Font Size:  

“No.”

Both her eyebrows go up this time, and her head lifts, haughty defiance overtaking her features. “You can’t tell me what to do.”

“You’re my prisoner. Of course I can.”

Her fingers flutter to her mouth in exaggerated surprise. “I’m your prisoner? Really? I had completely forgotten about that. Tell me, dragon, do all captors put their tongues inside their prisoners?”

“You said that sexual pleasure would not change anything between us,” I reply. “When I am in this form, you’ll do what I say, when I say it.”

She shoots me a rebellious glare and stomps back into the cave. At first I think she’s planning to obey me, because she puts on a simple white dress and packs everything else into a large bundle, ready for travel. But when the packing is done, she leaves the bundle near the mouth of the cave and walks farther inside.

“Serylla.” I prowl after her. “Come here.”

She keeps walking, all the way to the back of the cave, where there’s a short tunnel.

“That tunnel is a dead end,” I warn her.

“So?” She retreats down it with a satisfied grin. “You can’t follow me in here.”

Shit.

I leap for the tunnel and push my head and neck inside as far as I can, but she’s right—my shoulders won’t fit through, and I can’t reach her. My jaws clash, a vindictive snap that makes her jump and gasp, but then she laughs. She fucking laughs.

“You need water and food,” I tell her. “You’ll have to come out for that.”

She plops down on the floor and crosses her arms.

“Fine. Stay in there and starve,” I growl. “One less mouth to feed. It’s not as though we have much food to spare anyway.”

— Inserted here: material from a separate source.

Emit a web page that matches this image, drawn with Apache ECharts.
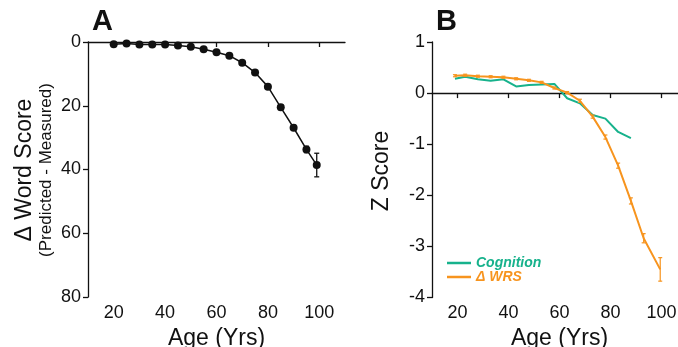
<!DOCTYPE html>
<html>
<head>
<meta charset="utf-8">
<script src="https://cdn.jsdelivr.net/npm/echarts@6/dist/echarts.min.js"></script>
<style>
  html, body { margin: 0; padding: 0; background: #fff; }
  #chart { width: 678px; height: 347px; }
</style>
</head>
<body>
<div id="chart"></div>
<script>
// Panel A: age vs. difference between predicted and measured word score
var ageA = [20, 25, 30, 35, 40, 45, 50, 55, 60, 65, 70, 75, 80, 85, 90, 95, 99];
var deltaWord = [0.7, 0.5, 0.8, 0.8, 0.8, 1.1, 1.5, 2.3, 3.2, 4.3, 6.5, 9.6, 14.0, 20.5, 26.9, 33.7, 38.6];
var deltaWordErr = [0.3, 0.3, 0.3, 0.3, 0.3, 0.3, 0.3, 0.3, 0.3, 0.4, 0.4, 0.5, 0.6, 0.7, 0.8, 1.0, 3.7];

// Panel B: z-scored cognition and word-recognition change by age
var ageCog = [19, 23, 28, 33, 38, 43, 48, 53, 58, 63, 68, 73, 78, 83, 88];
var zCognition = [0.28, 0.32, 0.27, 0.24, 0.27, 0.13, 0.16, 0.17, 0.18, -0.10, -0.20, -0.43, -0.50, -0.76, -0.88];
var ageWrs = [19, 23, 28, 33, 38, 43, 48, 53, 58, 63, 68, 73, 78, 83, 88, 93, 99.5];
var zWrs = [0.34, 0.35, 0.33, 0.32, 0.31, 0.28, 0.25, 0.21, 0.10, 0.01, -0.15, -0.46, -0.86, -1.42, -2.11, -2.84, -3.45];
var zWrsErr = [0.02, 0.02, 0.02, 0.02, 0.02, 0.02, 0.02, 0.02, 0.02, 0.02, 0.03, 0.03, 0.04, 0.05, 0.06, 0.09, 0.23];

var xTicks = [20, 40, 60, 80, 100];
var yTicksA = [0, 20, 40, 60, 80];
var yTicksB = [1, 0, -1, -2, -3, -4];

var GREEN = '#17b28c';
var ORANGE = '#f7941e';
var FONT = '"Liberation Sans", Arial, sans-serif';

function pairs(xs, ys) {
  return xs.map(function (x, i) { return [x, ys[i]]; });
}
function errRows(xs, ys, es) {
  return xs.map(function (x, i) { return [x, ys[i] - es[i], ys[i] + es[i]]; });
}
function errorBarRenderer(color, width, cap) {
  return function (params, api) {
    var lo = api.coord([api.value(0), api.value(1)]);
    var hi = api.coord([api.value(0), api.value(2)]);
    var st = { stroke: color, lineWidth: width };
    return {
      type: 'group',
      children: [
        { type: 'line', shape: { x1: lo[0], y1: lo[1], x2: hi[0], y2: hi[1] }, style: st },
        { type: 'line', shape: { x1: lo[0] - cap, y1: lo[1], x2: lo[0] + cap, y2: lo[1] }, style: st },
        { type: 'line', shape: { x1: hi[0] - cap, y1: hi[1], x2: hi[0] + cap, y2: hi[1] }, style: st }
      ]
    };
  };
}

function xAxisFor(gridIndex) {
  return {
    type: 'value', gridIndex: gridIndex, min: 10, max: 110,
    name: 'Age (Yrs)', nameLocation: 'middle', nameGap: 26,
    nameTextStyle: { fontSize: 23, color: '#111', fontFamily: FONT },
    axisLine: { show: true, lineStyle: { color: '#111', width: 1.3 } },
    axisTick: { show: true, length: 5, customValues: xTicks, lineStyle: { color: '#111', width: 1.3 } },
    axisLabel: { customValues: xTicks, margin: 7, fontSize: 18, color: '#111', fontFamily: FONT },
    splitLine: { show: false }
  };
}
function yAxisFor(gridIndex, opts) {
  return Object.assign({
    type: 'value', gridIndex: gridIndex,
    axisLine: { show: true, lineStyle: { color: '#111', width: 1.3 } },
    axisTick: { show: true, length: 5, lineStyle: { color: '#111', width: 1.3 } },
    splitLine: { show: false }
  }, opts);
}

var chart = echarts.init(document.getElementById('chart'), null, { renderer: 'canvas' });

chart.setOption({
  animation: false,
  backgroundColor: '#fff',
  textStyle: { fontFamily: FONT },
  grid: [
    { left: 88, top: 42, width: 257, height: 255, containLabel: false, outerBoundsMode: 'none' },
    { left: 432, top: 42, width: 255, height: 255.5, containLabel: false, outerBoundsMode: 'none' }
  ],
  xAxis: [xAxisFor(0), xAxisFor(1)],
  yAxis: [
    yAxisFor(0, { min: 0, max: 80, interval: 20, inverse: true,
      axisLabel: { customValues: yTicksA, margin: 7, fontSize: 18, color: '#111', fontFamily: FONT } }),
    yAxisFor(1, { min: -4, max: 1, interval: 1,
      axisLabel: { customValues: yTicksB, margin: 7, fontSize: 18, color: '#111', fontFamily: FONT } })
  ],
  legend: {
    orient: 'vertical', left: 447, top: 256,
    itemWidth: 24, itemHeight: 2.5, itemGap: 0, icon: 'rect',
    padding: 0,
    textStyle: { fontSize: 14, fontWeight: 'bold', fontStyle: 'italic', lineHeight: 14, fontFamily: FONT },
    data: [
      { name: 'Cognition', textStyle: { color: GREEN } },
      { name: '\u0394 WRS', textStyle: { color: ORANGE } }
    ]
  },
  graphic: [
    { type: 'text', left: 92, top: 7,
      style: { text: 'A', font: 'bold 29px ' + FONT, fill: '#111' } },
    { type: 'text', left: 436, top: 7,
      style: { text: 'B', font: 'bold 29px ' + FONT, fill: '#111' } },
    { type: 'text', x: 25, y: 170, rotation: Math.PI / 2,
      style: { text: '\u0394 Word Score', font: '23px ' + FONT, fill: '#111', align: 'center', verticalAlign: 'middle' } },
    { type: 'text', x: 46, y: 170, rotation: Math.PI / 2,
      style: { text: '(Predicted - Measured)', font: '17px ' + FONT, fill: '#111', align: 'center', verticalAlign: 'middle' } },
    { type: 'text', x: 382, y: 171, rotation: Math.PI / 2,
      style: { text: 'Z Score', font: '23px ' + FONT, fill: '#111', align: 'center', verticalAlign: 'middle' } }
  ],
  series: [
    {
      name: 'deltaWordErr', type: 'custom', xAxisIndex: 0, yAxisIndex: 0,
      renderItem: errorBarRenderer('#111', 1.3, 2.5),
      data: errRows(ageA, deltaWord, deltaWordErr), z: 3
    },
    {
      name: 'deltaWord', type: 'line', xAxisIndex: 0, yAxisIndex: 0,
      data: pairs(ageA, deltaWord),
      symbol: 'circle', symbolSize: 8, showSymbol: true,
      lineStyle: { color: '#111', width: 1.5 },
      itemStyle: { color: '#111', borderWidth: 0 }, z: 4
    },
    {
      name: 'Cognition', type: 'line', xAxisIndex: 1, yAxisIndex: 1,
      data: pairs(ageCog, zCognition),
      symbol: 'none', lineStyle: { color: GREEN, width: 2 }, itemStyle: { color: GREEN }, z: 3
    },
    {
      name: '\u0394 WRS', type: 'line', xAxisIndex: 1, yAxisIndex: 1,
      data: pairs(ageWrs, zWrs),
      symbol: 'none', lineStyle: { color: ORANGE, width: 2 }, itemStyle: { color: ORANGE }, z: 4
    },
    {
      name: 'wrsErr', type: 'custom', xAxisIndex: 1, yAxisIndex: 1,
      renderItem: errorBarRenderer(ORANGE, 1.2, 2),
      data: errRows(ageWrs, zWrs, zWrsErr), z: 5
    }
  ]
});
</script>
</body>
</html>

“Because of the plague,” she says. “I still think it’s strange that it would travel from island to island like that. It would have to be carried by something, like birds, dragons, insects—and if it was insects, it would probably be the biting kind, like—”

“Blood-beetles,” I say faintly.

“I don’t know what those are, but they sound disgusting.”

I whirl away from the tunnel entrance, spring to the cave mouth, and take to the sky.

Tell me I’m wrong, Fortunix. Tell me I’m wrong, tell me…

He had blood-beetles in that cave, inside those jars. Why would he keep so many? Certainly not as pets. There had to be a reason, a darker purpose. Blood-beetles infected with plague. If my suspicions are correct, he set them loose months ago, knowing they would decimate our prey, knowing they might even take down a few dragons.

Why?

Because once our prey became scarce, we’d be forced to look for new hunting grounds. Fortunix must have known my father wouldn’t steal new islands. Ancestral land is sacred to dragons, and we would never forcibly take earth with a prior claim on it. Fortunix knew the Bone-King would bargain for the land—bargain with Vohrain, the kingdom that held the nearest, richest hunting grounds. And in bargaining with Vohrain, we became their allies in the war against Elekstan, the nation Fortunix has hated ever since their dragon-hunting days.

It makes sense, and yet I can’t believe he would orchestrate something like this. Surely there’s another explanation. It has to be coincidence, or a paranoia gripping my mind, born of grief. An elder would never put other dragons in danger.

Fortunix’s home is a triangular cave near the top of a craggy peak. He has lived there ever since I can remember. As a hatchling, I dreamed of the day I would be able to fly that high. When I finally gained the strength and confidence, I used to visit him often. He always had a few fat eels on hand for hungry young dragons.

I’m wrong about this. I’m paranoid, I’ve concocted a demented theory that couldn’t be farther from the truth. Asking him about it, doubting him to his face, after all we’ve been through—it would be cruel. He’d be hurt that I questioned his loyalty, even for a moment.

And yet…

I sweep into the cave, rapidly folding my wings.

The space is just large enough to shield him from the elements, so I can tell at a glance that he isn’t there. There’s no sign of fresh kill, no food anywhere, and his scent is stale. He hasn’t been here for hours. Perhaps he stayed on the ground last night.

What does his human form look like? He never mentioned it during the clan meeting. Perhaps it is an aged form, weaker than most, and he’s ashamed for anyone to see it.